PS You can view many of my older hike emails by going to this website:—

You can pass this web address to friends who are not on the mailing list.

Snow Geese crossing Mouat Bay and heading south to the Lower Mainland for the winter.

Friday, October 7, 2011

Next Hike

The next hike will be on Saturday, 8th October.
We meet at the Ballpark in Gillies Bay at 10:00am.

Last week we drove part way along the High Road and parked near the turnoff to Pocahontas Bay. The weather was not very nice, foggy and light rain at first, but drying out later on. As there seemed to be little chance of a view at any time during the hike I decided to check on an old logging road I had known about for many years, but had never bothered to explore. It starts from the well used route to the old fire lookout on Pocahontas and runs south towards the part of the mountain with the towers. It proved to be quite easy walking, except for some young wet and leafy branches, but still fairly open. We eventually stopped for lunch when, much to everyone's surprise, the fog began to clear, the rain stopped and the sun came out. Our old road was just a few steps from the edge of a steep ridge and we ate lunch in comfort with a fine view towards the airport and the Vancouver Island mountains.

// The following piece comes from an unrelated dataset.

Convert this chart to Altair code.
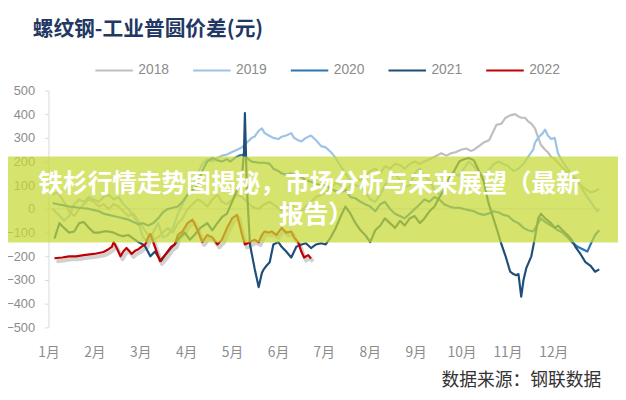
import json
import altair as alt
import pandas as pd

# ---- data (x = months elapsed since 1 Jan, y = spread in 元) ----
years = ["2018", "2019", "2020", "2021", "2022"]
colors = ["#bfbfbf", "#9dc3e6", "#2e75b6", "#1f4e79", "#c00000"]
widths = [2.2, 2.2, 2.5, 2.8, 3.6]
month_labels = ["1月", "2月", "3月", "4月", "5月", "6月", "7月", "8月", "9月", "10月", "11月", "12月"]
y_ticks = [500, 400, 300, 200, 100, 0, -100, -200, -300, -400, -500]

x_2018 = [0.09, 0.2, 0.34, 0.45, 0.56, 0.67, 0.77, 0.88, 0.99, 1.1, 1.2, 1.31, 1.42, 1.53, 1.63, 1.74, 1.85, 1.96,
          2.06, 2.17, 2.28, 2.39, 2.49, 2.6, 2.71, 2.82, 2.92, 3.03, 3.14, 3.25, 3.35, 3.46, 3.57, 3.68, 3.78, 3.89,
          4.0, 4.11, 4.22, 4.32, 4.43, 4.58, 4.71, 4.82, 4.97, 5.08, 5.18, 5.29, 5.4, 5.51, 5.61, 5.72, 5.83, 5.94,
          6.04, 6.15, 6.26, 6.37, 6.47, 6.58, 6.69, 6.8, 6.9, 7.01, 7.12, 7.23, 7.33, 7.44, 7.55, 7.66, 7.76, 7.87,
          7.98, 8.09, 8.19, 8.3, 8.41, 8.56, 8.67, 8.77, 8.88, 8.99, 9.1, 9.2, 9.27, 9.38, 9.48, 9.6, 9.7, 9.76,
          9.87, 9.96, 10.06, 10.17, 10.24, 10.3, 10.38, 10.45, 10.52, 10.6, 10.67, 10.73, 10.82, 10.88, 10.95,
          11.03, 11.1, 11.2, 11.31, 11.42, 11.53, 11.59, 11.7, 11.81, 11.91, 12.0]
y_2018 = [60, 70, 30, -10, -30, 0, 20, 40, 30, 10, 20, 0, 20, 10, -10, -30, -20, -50,
          -80, -110, -130, -120, -100, -80, -100, -60, -40, 0, 20, 40, 30, 10, 40, 60, 30, 20,
          40, 60, 50, 30, 10, 0, 20, 30, 10, -10, 10, 20, 0, -10, 10, 30, 50, 60,
          70, 90, 110, 100, 80, 100, 130, 120, 140, 160, 170, 150, 180, 170, 190, 185, 170, 190,
          200, 190, 200, 210, 220, 235, 225, 235, 240, 250, 255, 245, 250, 265, 280, 290, 330, 355,
          360, 385, 395, 400, 390, 385, 385, 370, 360, 340, 300, 270, 250, 240, 220,
          210, 195, 175, 155, 130, 110, 100, 85, 70, 75, 85]

x_2019 = [0.09, 0.2, 0.34, 0.45, 0.56, 0.67, 0.77, 0.88, 0.99, 1.1, 1.2, 1.31, 1.42, 1.53, 1.63, 1.74, 1.85, 1.96,
          2.06, 2.17, 2.28, 2.39, 2.49, 2.6, 2.71, 2.82, 2.92, 3.03, 3.14, 3.25, 3.35, 3.46, 3.57, 3.68, 3.78, 3.89,
          4.0, 4.11, 4.22, 4.32, 4.43, 4.49, 4.58, 4.65, 4.71, 4.8, 4.9, 5.01, 5.08, 5.18, 5.29, 5.35, 5.44, 5.51,
          5.61, 5.72, 5.83, 5.94, 6.04, 6.15, 6.22, 6.37, 6.47, 6.58, 6.69, 6.8, 6.9, 7.01, 7.12, 7.23, 7.33, 7.44,
          7.55, 7.66, 7.76, 7.87, 7.98, 8.09, 8.19, 8.3, 8.41, 8.52, 8.62, 8.73, 8.84, 8.95, 9.05, 9.16, 9.27, 9.38,
          9.48, 9.58, 9.7, 9.81, 9.91, 10.02, 10.13, 10.24, 10.35, 10.45, 10.56, 10.6, 10.67, 10.77, 10.82, 10.88,
          10.95, 11.03, 11.1, 11.2, 11.31, 11.42, 11.53, 11.64, 11.74, 11.85, 11.96, 12.0]
y_2019 = [0, -20, -50, -30, 20, 40, 30, 50, 40, 30, 50, 60, 40, 50, 20, 0, -30, -60,
          -120, -140, -100, -60, -120, -110, -80, -20, 20, 60, 100, 150, 190, 210, 200, 215, 225, 230,
          240, 250, 260, 280, 300, 305, 330, 340, 320, 310, 300, 295, 305, 310, 320, 300, 290, 285,
          300, 310, 290, 265, 260, 240, 225, 180, 150, 120, 100, 90, 70, 40, 30, 60, 100, 130,
          150, 120, 90, 100, 150, 170, 140, 120, 80, 60, 90, 130, 150, 140, 170, 200, 180, 150,
          140, 160, 190, 200, 190, 180, 160, 170, 190, 220, 250, 280, 300, 320, 335, 310,
          295, 300, 235, 200, 170, 140, 120, 80, 50, 20, -10, 0]

x_2020 = [0.09, 0.2, 0.34, 0.45, 0.56, 0.67, 0.77, 0.88, 0.99, 1.1, 1.2, 1.31, 1.42, 1.53, 1.63, 1.74, 1.85, 1.96,
          2.06, 2.17, 2.28, 2.39, 2.49, 2.6, 2.71, 2.82, 2.92, 3.03, 3.14, 3.25, 3.35, 3.46, 3.57, 3.68, 3.78, 3.89,
          3.96, 4.06, 4.15, 4.26, 4.32, 4.43, 4.58, 4.71, 4.82, 4.9, 5.01, 5.08, 5.18, 5.29, 5.4, 5.51, 5.61, 5.72,
          5.83, 5.94, 6.04, 6.15, 6.26, 6.37, 6.47, 6.58, 6.69, 6.8, 6.9, 7.01, 7.12, 7.23, 7.33, 7.44, 7.55, 7.66,
          7.76, 7.87, 7.98, 8.09, 8.19, 8.3, 8.41, 8.52, 8.62, 8.73, 8.84, 8.95, 9.05, 9.16, 9.27, 9.38, 9.48, 9.58,
          9.7, 9.81, 9.91, 10.02, 10.13, 10.24, 10.35, 10.45, 10.56, 10.67, 10.73, 10.82, 10.95, 11.03, 11.1, 11.2,
          11.31, 11.4, 11.53, 11.64, 11.74, 11.81, 11.91, 12.0]
y_2020 = [25, 20, 15, 10, 8, 5, 3, 0, -5, -10, -20, -25, -30, -35, -40, -45, -55, -65,
          -60, -70, -60, -40, -15, 0, 5, 10, 30, 60, 80, 100, 160, 200, 215, 205, 200, 210,
          200, 215, 225, 230, 215, 200, 195, 195, 190, 170, 160, 150, 145, 150, 140, 135, 120, 115,
          105, 100, 100, 85, 75, 70, 80, 50, 45, 30, 20, 10, -10, 20, 30, 0, -20, -30,
          -40, -20, 0, 20, 40, 30, 50, 40, 20, 10, 5, 5, 0, -5, -10, -20, -25, -20,
          -10, -15, -25, -30, -50, -60, -80, -90, -95, -60, -40, -55, -70, -80, -90, -100,
          -120, -140, -160, -170, -180, -150, -110, -90]

x_2021 = [0.13, 0.24, 0.34, 0.45, 0.56, 0.67, 0.77, 0.88, 0.99, 1.1, 1.2, 1.31, 1.42, 1.53, 1.63, 1.74, 1.85, 1.96,
          2.06, 2.11, 2.22, 2.32, 2.45, 2.56, 2.67, 2.75, 2.86, 2.97, 3.08, 3.18, 3.31, 3.46, 3.57, 3.68, 3.78, 3.89,
          4.0, 4.11, 4.2, 4.26, 4.28, 4.32, 4.39, 4.49, 4.58, 4.65, 4.69, 4.75, 4.82, 4.9, 5.01, 5.08, 5.18, 5.29,
          5.4, 5.51, 5.61, 5.72, 5.83, 5.94, 6.04, 6.15, 6.26, 6.37, 6.47, 6.58, 6.69, 6.8, 6.9, 7.01, 7.12, 7.23,
          7.33, 7.44, 7.55, 7.66, 7.76, 7.87, 7.98, 8.09, 8.19, 8.3, 8.41, 8.52, 8.62, 8.73, 8.84, 8.95, 9.05, 9.16,
          9.27, 9.38, 9.48, 9.58, 9.66, 9.76, 9.87, 9.96, 10.06, 10.13, 10.19, 10.24, 10.3, 10.35, 10.41, 10.52,
          10.6, 10.67, 10.73, 10.82, 10.95, 11.03, 11.1, 11.2, 11.31, 11.4, 11.48, 11.59, 11.7, 11.81, 11.91, 12.0]
y_2021 = [-125, -60, -80, -100, -95, -60, -55, -80, -100, -100, -95, -95, -100, -110, -115, -110, -125, -140,
          -150, -160, -200, -180, -220, -190, -165, -150, -120, -100, -130, -110, -80, -60, -90, -60, -35, -20,
          30, 80, 100, 240, 405, 100, -150, -250, -330, -270, -255, -240, -225, -150, -140, -160, -180, -205,
          -160, -150, -145, -165, -150, -145, -150, -120, -80, -30, 10, -20, -60, -90, -110, -140, -90, -70,
          -40, -60, -80, -50, -70, -40, -30, -60, -40, -10, 10, 50, 80, 130, 160, 200, 210, 215,
          205, 160, 120, 30, -20, -80, -150, -200, -265, -275, -280, -275, -370, -300, -250, -200,
          -120, -40, -20, -40, -60, -80, -70, -90, -110, -130, -160, -190, -225, -240, -265, -255]

x_2022 = [0.13, 0.3, 0.45, 0.6, 0.77, 0.99, 1.2, 1.31, 1.38, 1.42, 1.5, 1.57, 1.63, 1.7, 1.77, 1.81, 1.9, 1.96,
          2.06, 2.11, 2.17, 2.22, 2.32, 2.43, 2.56, 2.67, 2.75, 2.82, 2.92, 3.03, 3.14, 3.25, 3.35, 3.46, 3.57,
          3.68, 3.78, 3.89, 4.0, 4.11, 4.22, 4.28, 4.39, 4.49, 4.58, 4.65, 4.71, 4.8, 4.86, 4.97, 5.08, 5.18,
          5.29, 5.35, 5.44, 5.51, 5.57, 5.66, 5.72]
y_2022 = [-208, -205, -200, -200, -195, -190, -182, -170, -160, -140, -170, -200, -180, -165, -180, -190, -175, -170,
          -155, -150, -120, -105, -160, -220, -190, -160, -150, -110, -95, -60, -45, -90, -140, -110, -120,
          -150, -130, -80, -40, -25, -110, -150, -140, -130, -140, -110, -95, -100, -95, -110, -80, -100,
          -95, -120, -140, -180, -205, -195, -210]

series_x = [x_2018, x_2019, x_2020, x_2021, x_2022]
series_y = [y_2018, y_2019, y_2020, y_2021, y_2022]

rows = []
for yr, xs, ys in zip(years, series_x, series_y):
    for i, (a, b) in enumerate(zip(xs, ys)):
        rows.append({"year": yr, "m": a, "v": b, "i": i})
df = pd.DataFrame(rows)

title_text = "螺纹钢-工业普圆价差(元)"
source_text = "数据来源：钢联数据"
banner_line1 = "铁杉行情走势图揭秘，市场分析与未来展望（最新"
banner_line2 = "报告）"

CJK = "Noto Sans CJK SC"
label_expr = json.dumps(month_labels, ensure_ascii=False) + "[datum.value]"

y_scale = alt.Scale(domain=[-500, 500], nice=False)
y_axis = alt.Axis(values=y_ticks, title=None, grid=False, domainColor="#d9d9d9",
                  tickColor="#d9d9d9", tickSize=4, labelPadding=10, labelOverlap=False,
                  labelFont="Liberation Sans", labelFontSize=13, labelColor="#8c8c8c")

x_enc = alt.X("m:Q", scale=alt.Scale(domain=[0, 12], nice=False, zero=False),
              axis=alt.Axis(values=list(range(12)), labelExpr=label_expr, title=None,
                            domain=False, ticks=False, grid=False, labelFont=CJK,
                            labelFontSize=14, labelColor="#8c8c8c", labelPadding=18,
                            labelFlush=False, labelOverlap=False))
y_enc = alt.Y("v:Q", scale=y_scale, axis=y_axis)

base = alt.Chart(df)

shadow = base.transform_filter(alt.datum.year == "2022").mark_line(
    color="#000000", opacity=0.18, strokeWidth=4, xOffset=2, yOffset=3, strokeJoin="round"
).encode(x=x_enc, y=y_enc, order="i:Q")

zero_rule = alt.Chart(pd.DataFrame({"v": [0]})).mark_rule(color="#d9d9d9", strokeWidth=1).encode(
    y=y_enc)

lines = base.mark_line(strokeJoin="round").encode(
    x=x_enc, y=y_enc, order="i:Q",
    color=alt.Color("year:N", scale=alt.Scale(domain=years, range=colors),
                    legend=alt.Legend(title=None, orient="none", legendX=46, legendY=-41,
                                      direction="horizontal", columns=5, symbolType="stroke",
                                      symbolSize=1444, symbolStrokeWidth=3, columnPadding=19,
                                      labelOffset=4, labelFont="Liberation Sans", labelFontSize=14,
                                      labelColor="#8c8c8c", padding=0)),
    strokeWidth=alt.StrokeWidth("year:N", scale=alt.Scale(domain=years, range=widths), legend=None),
)

title = alt.Chart(pd.DataFrame({"t": [title_text]})).mark_text(
    align="left", baseline="middle", font=CJK, fontSize=21, fontWeight="bold", color="#1f3864"
).encode(x=alt.value(-16), y=alt.value(-61), text="t:N")

source = alt.Chart(pd.DataFrame({"t": [source_text]})).mark_text(
    align="right", baseline="middle", font=CJK, fontSize=18, color="#333333"
).encode(x=alt.value(560), y=alt.value(294), text="t:N")

banner = alt.Chart(pd.DataFrame({"b": [1]})).mark_rect(color="#c6d936", opacity=0.72).encode(
    x=alt.value(-49), x2=alt.value(577), y=alt.value(67), y2=alt.value(154))


def banner_text(txt, x, y):
    return alt.Chart(pd.DataFrame({"t": [txt]})).mark_text(
        align="center", baseline="middle", font=CJK, fontSize=25, fontWeight="bold",
        color="#ffffff").encode(x=alt.value(x), y=alt.value(y), text="t:N")


b1 = banner_text(banner_line1, 264.5, 94.5)
b2 = banner_text(banner_line2, 271, 126)

chart = alt.layer(shadow, zero_rule, lines, title, source, banner, b1, b2).properties(
    width=558, height=240,
    autosize=alt.AutoSizeParams(type="none"),
    padding={"left": 41, "top": 81, "right": 19, "bottom": 71},
).configure_view(stroke=None)

chart.save("out.html", embed_options={"renderer": "svg", "actions": False})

My photo this week was taken on the midweek hike last week when we hiked from near the Bell Farm along older forest logging roads, past a quiet beaver pond, to as viewpoint high above Malaspina Strait. Just before we sat down for lunch I was able to get some good closeup shots of a sleeping Garter Snake on a bed of moss. Snakes don't have eyelids so you have to watch them to see if they move, which they almost certainly will do if awake. This one is probably a Striped Garter Snake, one of our three species, which has extra large eyes and usually three stripes yellow or greenish-yellow in colour. When it did finally wake up, it flicked its tongue a few times and moved slowly away.